I’ve just spent an hour watching the videos that I can’t charge clients for, but feel more rewarded.
As a scientst myself, I have major concerns about the increasing “relevance” of convienient mumbo jumbo dressed up in scientific style language, but knowing that there are still some amoungst us that value real science has made my week.
I’ll need to find out more about this guy (I wish he was my physics lecturer!!).
Cheers from sunny Australia
Feynman is one of my childhood heroes (along with Sir David (Attenborough). Sadly I have a personal anecdote only about the latter.
db
In the 70s I studied physics according to Feynman’s books translated to Russian.
Somewhere I have a copy “on tape” of Feynman’s seminal lectures on QED…I reviewed them for New Scientist when they were published in the early 1990s…
…I must dig them out and convert to mp3 so I can re-listen on my player while walking the dog.
db
Thank you for the opportunity to listen to Richard Feynman. I wll be back to listen again and again. I feel there are so many possible ways to think about questions when I listen to him speak. What a free spirit he is:0)
The simplicity of the man and how he thinks makes his brilliance possible. If you can’t test it you can’t know it. In my opinion, as important as his contributions to physics are, his value as a teacher supersedes them. If the Nobel Prize folks want to do something meaningful, they should give him one for teaching.

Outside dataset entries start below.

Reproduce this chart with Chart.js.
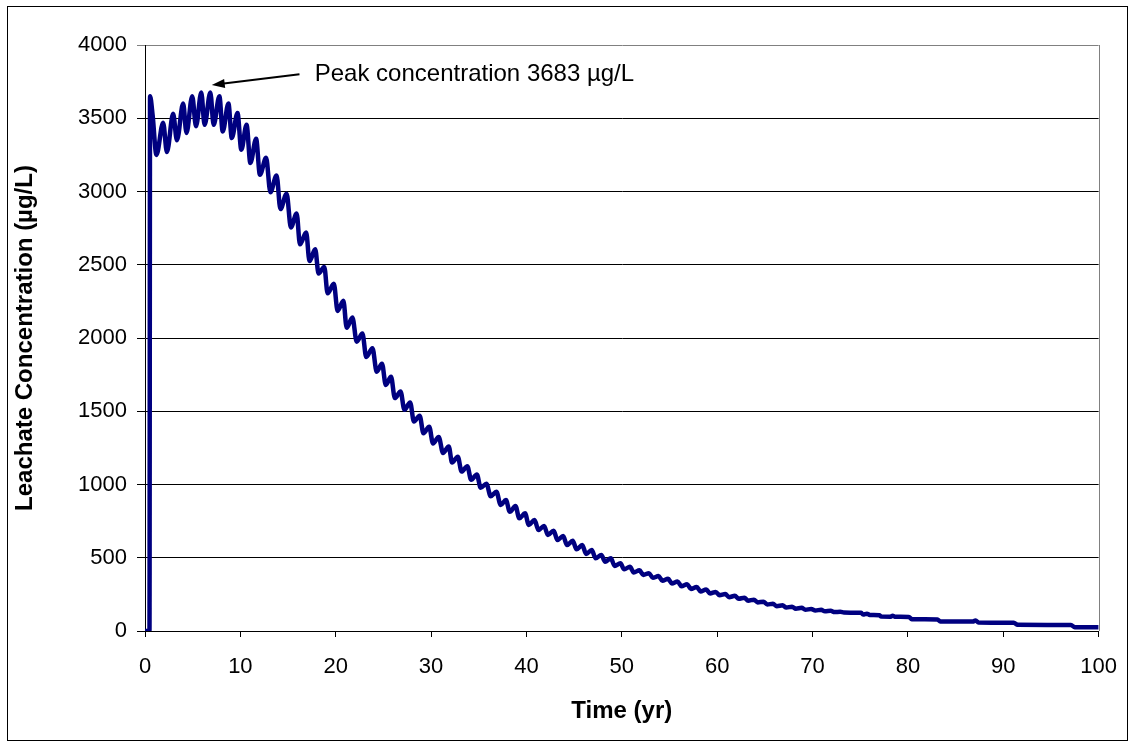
<!DOCTYPE html>
<html lang="en">
<head>
<meta charset="UTF-8">
<title>Leachate Concentration</title>
<script src="https://cdn.jsdelivr.net/npm/chart.js"></script>
<style>
  html, body { margin: 0; padding: 0; background: #fff; }
  #wrap { width: 1134px; height: 748px; }
</style>
</head>
<body>
<div id="wrap"><canvas id="leachateChart" width="1134" height="748"></canvas></div>
<script>
// time (yr) and leachate concentration (ug/L) (peaks and troughs)
const years = [
  0, 0.47, 0.53, 0.8, 1.2, 1.9, 2.3, 2.95, 3.35, 4.0, 4.35, 4.95, 5.35, 5.9, 6.25, 6.85, 7.2, 7.8, 8.15, 8.75,
  9.1, 9.7, 10.1, 10.65, 11.05, 11.65, 12.05, 12.7, 13.15, 13.8, 14.2, 14.85, 15.3, 15.9, 16.25, 16.9, 17.25, 17.85,
  18.2, 18.8, 19.15, 19.8, 20.2, 20.8, 21.15, 21.75, 22.2, 22.8, 23.2, 23.85, 24.3, 24.85, 25.25, 25.8, 26.2, 26.8,
  27.2, 27.8, 28.2, 28.8, 29.2, 29.8, 30.2, 30.8, 31.25, 31.85, 32.2, 32.8, 33.2, 33.8, 34.2, 34.8, 35.2, 35.8,
  36.25, 36.85, 37.3, 37.85, 38.25, 38.85, 39.25, 39.85, 40.25, 40.85, 41.25, 41.85, 42.25, 42.85, 43.25, 43.85,
  44.25, 44.85, 45.25, 45.85, 46.25, 46.85, 47.25, 47.85, 48.25, 48.85, 49.25, 49.85, 50.25, 50.85, 51.25, 51.85,
  52.25, 52.85, 53.25, 53.85, 54.25, 54.85, 55.25, 55.85, 56.25, 56.85, 57.25, 57.85, 58.25, 58.85, 59.25, 59.85,
  60.25, 60.85, 61.25, 61.85, 62.25, 62.85, 63.25, 63.85, 64.25, 64.85, 65.25, 65.85, 66.25, 66.85, 67.25, 67.85,
  68.25, 68.85, 69.25, 69.85, 70.3, 70.9, 71.3, 71.9, 72.3, 72.9, 73.3, 74, 75.1, 75.3, 75.7, 76, 77, 77.2,
  78.2, 78.4, 78.6, 80.1, 80.4, 83.1, 83.4, 86.8, 87.1, 87.4, 91.1, 91.5, 97.1, 97.5, 100
];
const concentration = [
  0, 0, 3650, 3520, 3250, 3470, 3270, 3530, 3350, 3600, 3400, 3650, 3445, 3675, 3455, 3675, 3455, 3650, 3410, 3600,
  3365, 3535, 3285, 3455, 3195, 3360, 3115, 3230, 2995, 3110, 2880, 2985, 2755, 2850, 2640, 2720, 2525, 2605,
  2440, 2485, 2305, 2370, 2185, 2255, 2070, 2140, 1975, 2030, 1870, 1930, 1770, 1825, 1680, 1735, 1590, 1635,
  1510, 1560, 1430, 1470, 1350, 1395, 1280, 1325, 1215, 1260, 1150, 1190, 1088, 1125, 1032, 1068, 978, 1005,
  920, 950, 860, 894, 814, 853, 769, 803, 724, 758, 689, 717, 655, 685, 621, 648,
  587, 616, 558, 587, 526, 553, 496, 519, 473, 496, 444, 462, 421, 439, 400, 414,
  383, 395, 363, 375, 343, 356, 325, 338, 306, 319, 287, 300, 270, 283, 256, 267,
  244, 252, 231, 240, 220, 227, 207, 214, 195, 200, 181, 186, 169, 175, 160, 166,
  152, 158, 145, 151, 140, 145, 134, 138, 129, 131, 126, 125, 124, 112, 118, 110, 108, 99,
  98, 104, 98, 96, 81, 79, 65, 64, 72, 58, 56, 42, 41, 26, 25
];

const xTicks = [0, 10, 20, 30, 40, 50, 60, 70, 80, 90, 100];
const yTicks = [0, 500, 1000, 1500, 2000, 2500, 3000, 3500, 4000];

// annotation, in data units
const peakText = "Peak concentration 3683 \u00b5g/L";
const arrowHead = { x: 7.0, y: 3727 };
const arrowTail = { x: 16.2, y: 3800 };
const textAnchor = { x: 17.8, y: 3800 };

const FONT = "'Liberation Sans', Arial, sans-serif";

const frame = {
  id: "frame",
  beforeDraw(chart) {
    const c = chart.ctx;
    c.save();
    c.fillStyle = "#fff";
    c.fillRect(0, 0, chart.width, chart.height);
    c.restore();
  },
  afterDraw(chart) {
    const c = chart.ctx;
    const a = chart.chartArea;
    c.save();
    // outer box
    c.strokeStyle = "#000";
    c.lineWidth = 1;
    c.strokeRect(7.5, 6.5, 1120, 734);
    // plot area right edge
    c.strokeStyle = "#808080";
    c.beginPath();
    c.moveTo(Math.round(a.right) + 0.5, a.top);
    c.lineTo(Math.round(a.right) + 0.5, a.bottom);
    c.stroke();
    c.restore();
  }
};

const peakNote = {
  id: "peakNote",
  afterDatasetsDraw(chart) {
    const { x, y } = chart.scales;
    const c = chart.ctx;
    const hx = x.getPixelForValue(arrowHead.x), hy = y.getPixelForValue(arrowHead.y);
    const tx = x.getPixelForValue(arrowTail.x), ty = y.getPixelForValue(arrowTail.y);
    const ang = Math.atan2(hy - ty, hx - tx);
    c.save();
    c.strokeStyle = "#000";
    c.fillStyle = "#000";
    c.lineWidth = 2;
    c.beginPath();
    c.moveTo(tx, ty);
    c.lineTo(hx - 8 * Math.cos(ang), hy - 8 * Math.sin(ang));
    c.stroke();
    c.beginPath();
    c.moveTo(hx, hy);
    c.lineTo(hx - 13 * Math.cos(ang) + 4.5 * Math.sin(ang), hy - 13 * Math.sin(ang) - 4.5 * Math.cos(ang));
    c.lineTo(hx - 13 * Math.cos(ang) - 4.5 * Math.sin(ang), hy - 13 * Math.sin(ang) + 4.5 * Math.cos(ang));
    c.closePath();
    c.fill();
    c.font = "24px " + FONT;
    c.textAlign = "left";
    c.textBaseline = "middle";
    c.fillText(peakText, x.getPixelForValue(textAnchor.x), y.getPixelForValue(textAnchor.y));
    c.restore();
  }
};

new Chart(document.getElementById("leachateChart"), {
  type: "line",
  data: {
    datasets: [{
      data: years.map((t, i) => ({ x: t, y: concentration[i] })),
      borderColor: "#000080",
      borderWidth: 4.5,
      pointRadius: 0,
      cubicInterpolationMode: "monotone",
      fill: false
    }]
  },
  options: {
    responsive: false,
    devicePixelRatio: 1,
    animation: false,
    layout: { padding: { left: 0, right: 35, top: 45, bottom: 0 } },
    plugins: { legend: { display: false }, tooltip: { enabled: false } },
    scales: {
      x: {
        type: "linear",
        min: 0,
        max: 100,
        afterBuildTicks: s => { s.ticks = xTicks.map(v => ({ value: v })); },
        afterFit: s => { s.height = 117; },
        ticks: { color: "#000", font: { family: FONT, size: 22 }, padding: 17, maxRotation: 0, callback: v => String(v) },
        grid: { drawOnChartArea: false, drawTicks: true, tickLength: 6, color: "#000" },
        border: { color: "#000" },
        title: { display: true, text: "Time (yr)", color: "#000", font: { family: FONT, size: 24, weight: "bold" }, padding: { top: 0, bottom: 22 } }
      },
      y: {
        min: 0,
        max: 4000,
        afterBuildTicks: s => { s.ticks = yTicks.map(v => ({ value: v })); },
        afterFit: s => { s.width = 145; },
        ticks: { color: "#000", font: { family: FONT, size: 22 }, padding: 10, callback: v => String(v) },
        grid: { tickLength: 8, color: ctx => (ctx.tick && ctx.tick.value === 4000 ? "#808080" : "#000") },
        border: { color: "#000" },
        title: { display: true, text: "Leachate Concentration (\u00b5g/L)", color: "#000", font: { family: FONT, size: 24, weight: "bold" }, padding: { top: 11, bottom: 0 } }
      }
    }
  },
  plugins: [frame, peakNote]
});
</script>
</body>
</html>
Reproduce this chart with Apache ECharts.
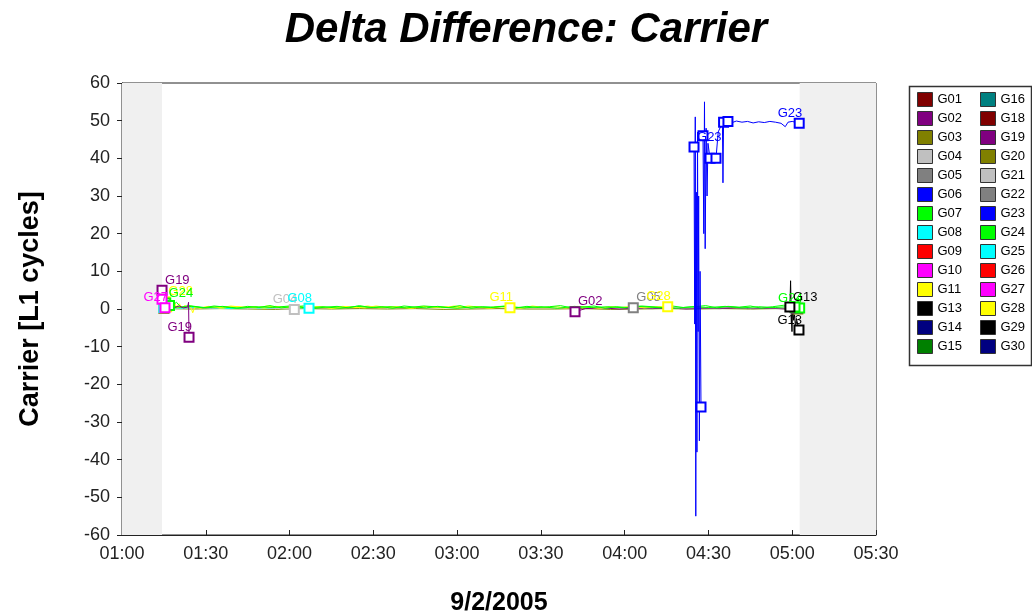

You know what attracted me most in your post? That phrase: ‘ the pleasure of finding things out’. Is it not a hallmark that describes each and every individual? Is it or is it not on a par with any other pleasure an individual can experience? Is it not even more wholesome than any other pleasure possible?
Should we be on the caliber of Feynman, to acknowledge in ourselves, ‘the pleasure of finding things out’ ? Why are we so modest or have we been reduced to admire more who said it, than what is said? I think this is disservice to Feynman and to us all, alike.